The architecture is as follows:
- The inputs are n-grams features from the original input sequence. Using n-grams means some of the word-order information is preserved without the large increase in computational complexity characteristic of recurrent networks.
- An embedding layer.
- A mean-pooling layer averages the embeddings over the length of the inputs.
- A softmax layer gives the class probabilities.
The model is trained with the cross-entropy loss as normal.
Latent Dirichlet Allocation (LDA)¶
Topic modelling algorithm.
Each item/document is a finite mixture over the set of topics. Each topic is a distribution over words. The parameters can be estimated with expectation maximisation. Unlike a simple clustering approach, LDA allows a document to be associated with multiple topics.
Morpheme¶
A word or a part of a word that conveys meaning on its own. For example, ‘ing’, ‘un’, ‘dog’ or ‘cat’.
Named Entity Recognition (NER)¶
Labelling words and word sequences with the type of entity they represent, such as person, place or time.
Not to be confused with entity linking which finds the specific entity (eg the city of London) rather than only the type (place).

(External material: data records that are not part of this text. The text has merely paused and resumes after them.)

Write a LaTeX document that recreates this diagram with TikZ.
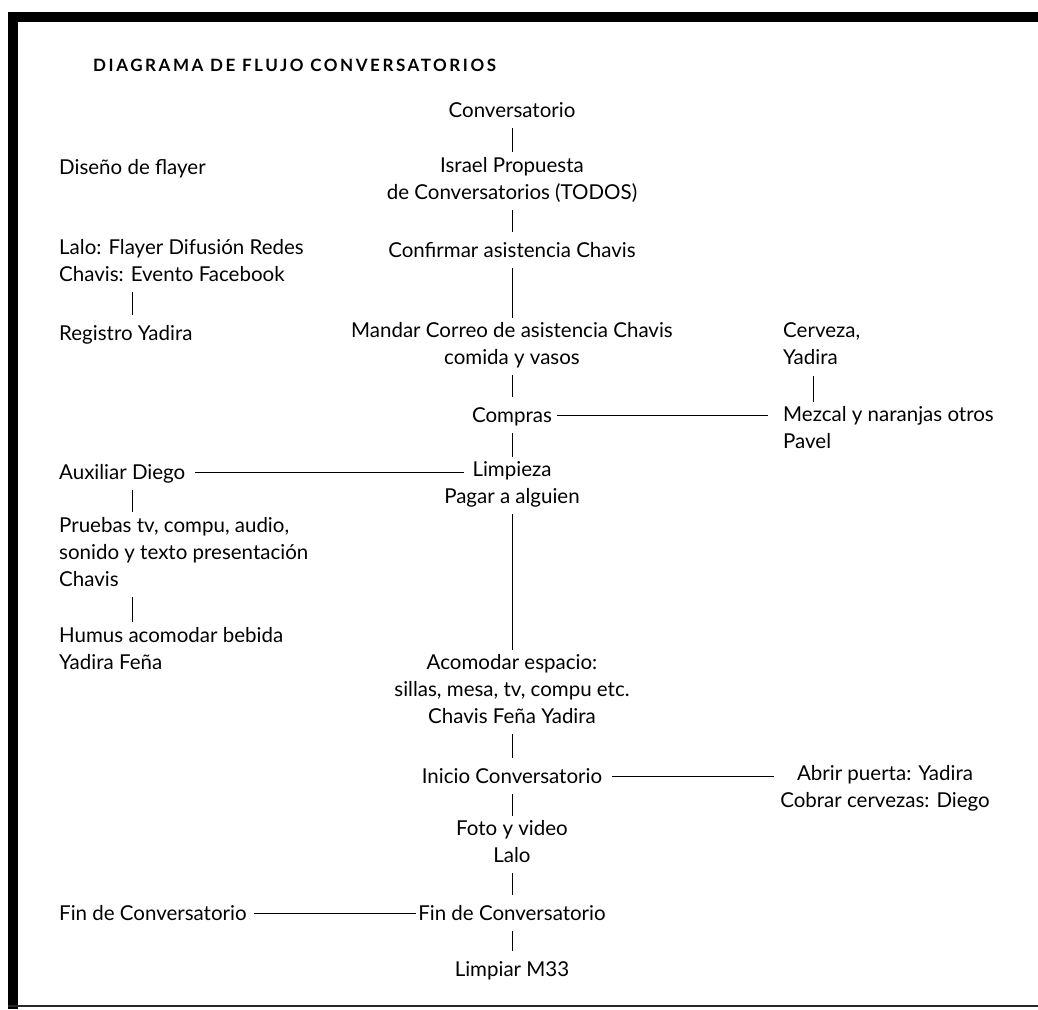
\documentclass[tikz,border=0pt]{standalone}
\usepackage{fontspec}
\setmainfont{Lato}
\newfontfamily\titlefont[LetterSpace=15]{Lato}
\usetikzlibrary{calc}
\newcommand\mystrut{\rule[-6pt]{0pt}{27pt}}
\tikzset{
  txt/.style={font=\fontsize{20.5}{27}\selectfont, inner xsep=0pt, inner ysep=4.5pt,
              execute at begin node=\mystrut, execute at end node=\mystrut},
  ctr/.style={txt, align=center},
  lft/.style={txt, align=left, anchor=west},
  conn/.style={line width=1pt}
}
\begin{document}
\begin{tikzpicture}[x=1pt,y=-1pt]
\useasboundingbox (0,0) rectangle (1038,1009);
% frame
\fill (8,12) rectangle (18,1009);
\fill (8,12) rectangle (1038,22);
\fill[black!85] (8,1005) rectangle (1038,1007);
% title
\node[anchor=west, inner sep=0pt, font=\titlefont\bfseries\fontsize{17}{17}\selectfont] (title) at (93,65) {DIAGRAMA DE FLUJO CONVERSATORIOS};
% centre column
\node[ctr] (conv) at (512,110) {Conversatorio};
\node[ctr] (israel) at (512,181) {Israel Propuesta\\de Conversatorios (TODOS)};
\node[ctr] (confirmar) at (512,250) {Confirmar asistencia Chavis};
\node[ctr] (mandar) at (512,346.5) {Mandar Correo de asistencia Chavis\\comida y vasos};
\node[ctr] (compras) at (512,415) {Compras};
\node[ctr] (limpieza) at (512,485.5) {Limpieza\\Pagar a alguien};
\node[ctr] (acomodar) at (512,692) {Acomodar espacio:\\sillas, mesa, tv, compu etc.\\Chavis Feña Yadira};
\node[ctr] (inicio) at (512,776) {Inicio Conversatorio};
\node[ctr] (foto) at (512,844.5) {Foto y video\\Lalo};
\node[ctr] (fin) at (512,913) {Fin de Conversatorio};
\node[ctr] (limpiar) at (512,969) {Limpiar M33};
% left column
\node[lft] (diseno) at (59,167) {Diseño de flayer};
\node[lft] (lalo) at (59,263.5) {Lalo: Flayer Difusión Redes\\Chavis: Evento Facebook};
\node[lft] (registro) at (59,333) {Registro Yadira};
\node[lft] (auxiliar) at (59,472) {Auxiliar Diego};
\node[lft] (pruebas) at (59,554.5) {Pruebas tv, compu, audio,\\sonido y texto presentación\\Chavis};
\node[lft] (humus) at (59,651) {Humus acomodar bebida\\Yadira Feña};
\node[lft] (finl) at (59,913) {Fin de Conversatorio};
% right column
\node[lft] (cerveza) at (783,347) {Cerveza,\\Yadira};
\node[lft] (mezcal) at (783,430.5) {Mezcal y naranjas otros\\Pavel};
\node[ctr] (abrir) at (885,789.5) {Abrir puerta: Yadira\\Cobrar cervezas: Diego};
% vertical connectors
\draw[conn] (conv) -- (israel);
\draw[conn] (israel) -- (confirmar);
\draw[conn] (confirmar) -- (mandar);
\draw[conn] (mandar) -- (compras);
\draw[conn] (compras) -- (limpieza);
\draw[conn] (limpieza) -- (acomodar);
\draw[conn] (acomodar) -- (inicio);
\draw[conn] (inicio) -- (foto);
\draw[conn] (foto) -- (fin);
\draw[conn] (fin) -- (limpiar);
\draw[conn] ($(lalo.south west)+(73,0)$) -- ($(registro.north west)+(73,0)$);
\draw[conn] ($(auxiliar.south west)+(73,0)$) -- ($(pruebas.north west)+(73,0)$);
\draw[conn] ($(pruebas.south west)+(73,0)$) -- ($(humus.north west)+(73,0)$);
\draw[conn] ($(cerveza.south west)+(30,0)$) -- ($(mezcal.north west)+(30,0)$);
% horizontal connectors
\draw[conn] ($(compras.east)+(5,0)$) -- ($(compras.east -| mezcal.west)+(-15,0)$);
\draw[conn] ($(auxiliar.east)+(10,0)$) -- ($(auxiliar.east -| limpieza)+(-48,0)$);
\draw[conn] ($(inicio.east)+(10,0)$) -- ($(inicio.east -| abrir.west)+(-6,0)$);
\draw[conn] ($(finl.east)+(7,0)$) -- ($(fin.west)+(-2,0)$);
\end{tikzpicture}
\end{document}
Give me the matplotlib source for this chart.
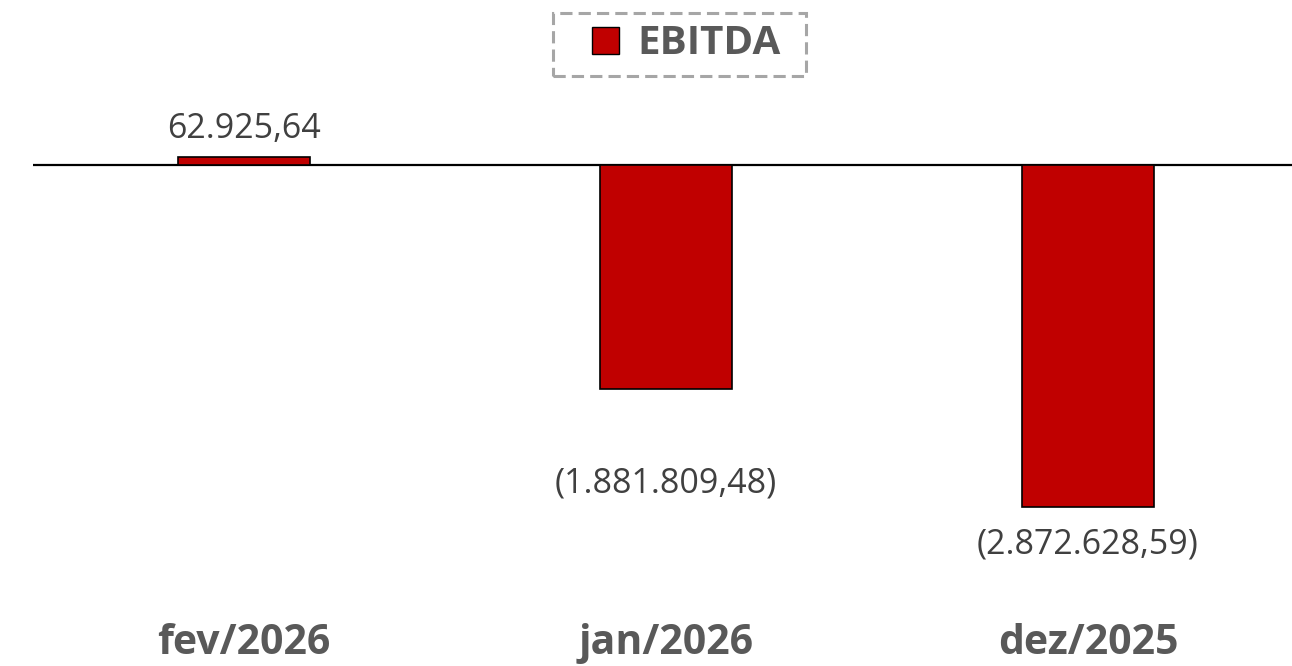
import matplotlib
matplotlib.use("Agg")
import matplotlib.pyplot as plt
from matplotlib.patches import Patch, Rectangle

categories = ["fev/2026", "jan/2026", "dez/2025"]
values = [62925.64, -1881809.48, -2872628.59]
labels = ["62.925,64", "(1.881.809,48)", "(2.872.628,59)"]
series_name = "EBITDA"

plt.rcParams['font.family'] = ['Open Sans', 'DejaVu Sans']

W, H = 1292, 666
fig = plt.figure(figsize=(W / 100, H / 100), dpi=100)
ax = fig.add_axes([33/W, 0.0, (1299-33)/W, 1.0])

x = list(range(len(categories)))
bars = ax.bar(x, values, width=0.315, color="#C00000", edgecolor="black", linewidth=1.2, zorder=3)

ax.axhline(0, color="black", linewidth=1.6, zorder=2)

# y scale: zero at pixel 165, ~1.192e-4 px per unit
ppu = 1.192e-4
top_px = 165
bottom_px = H - 165
ax.set_ylim(-bottom_px / ppu, top_px / ppu)
ax.set_xlim(-0.5, 2.5)

offsets = [(0, 20.5), (0, -68), (0, -26.5)]
for xi, v, lab, (dx, dy) in zip(x, values, labels, offsets):
    ax.annotate(lab, (xi, v), xytext=(dx, dy), textcoords="offset points",
                ha="center", va="center", fontsize=24.5, color="#404040")

for xi, c in zip(x, categories):
    ax.text(xi, 1 - 644/H, c, transform=ax.get_xaxis_transform(), ha="center", va="center",
            fontsize=29.5, fontweight="bold", color="#595959")

ax.axis("off")

leg = fig.legend(handles=[Patch(facecolor="#C00000", edgecolor="black", label=series_name)],
                 loc="center", bbox_to_anchor=(686/W, 1 - 44/H), frameon=False,
                 prop={"size": 29, "weight": "bold"}, handlelength=0.68, handleheight=0.68,
                 handletextpad=0.45, borderpad=0.3)
for t in leg.get_texts():
    t.set_color("#595959")

frame = Rectangle((553/W, 1 - 76/H), (806-553)/W, (76-13)/H, transform=fig.transFigure,
                  fill=False, edgecolor="#A6A6A6", linewidth=2.2, linestyle=(0, (4, 2)))
fig.add_artist(frame)

fig.savefig("out.png", dpi=100)
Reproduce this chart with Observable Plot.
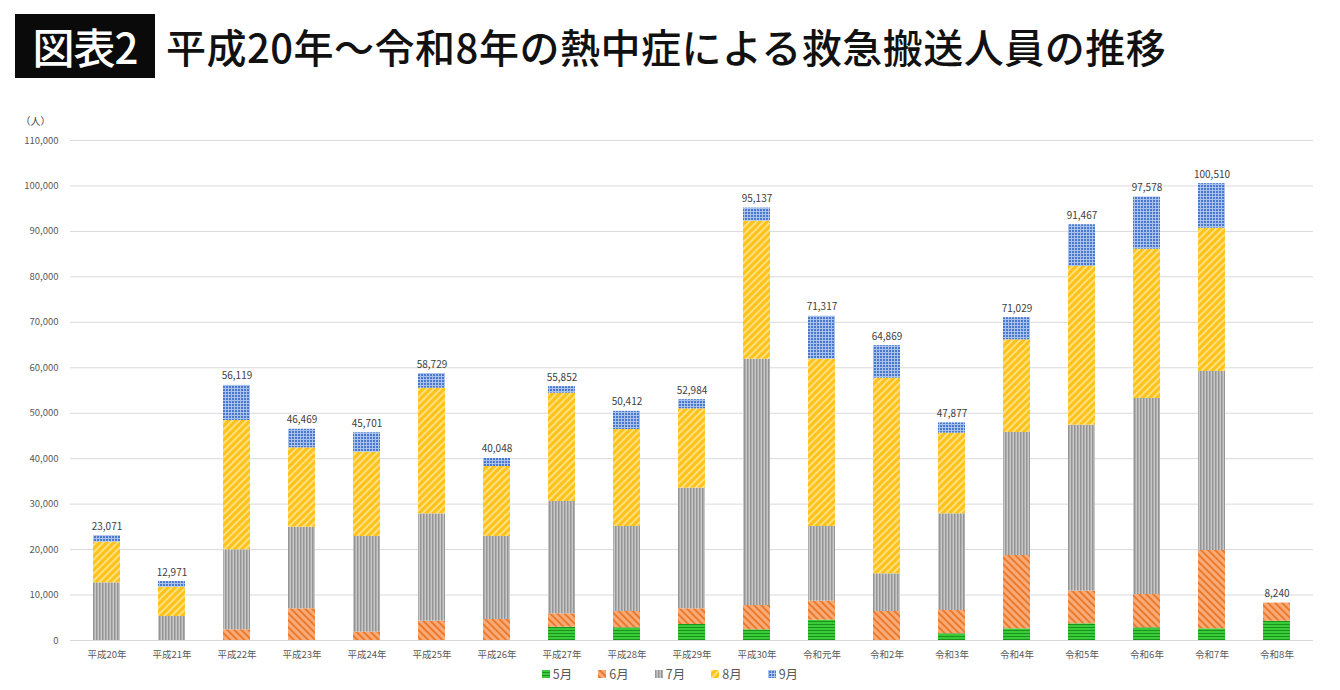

Part of speech tagging (POS tagging)¶
Labelling words with ADV, ADJ, PREP etc. Correct labelling is dependent on context - ‘bananas’ can be a noun or an adjective.
Phoneme¶
A unit of sound in a language, shorter than a syllabel. English has 44 phonemes. For example, the long ‘a’ sound in ‘train’ and ‘sleigh’ and the ‘t’ sound in ‘bottle’ and ‘sit’.
Polysemy¶
The existence of multiple meanings for a word.
Stemming¶
Reducing a word to its basic form. This often involves removing suffixes like ‘ed’, ‘ing’ or ‘s’.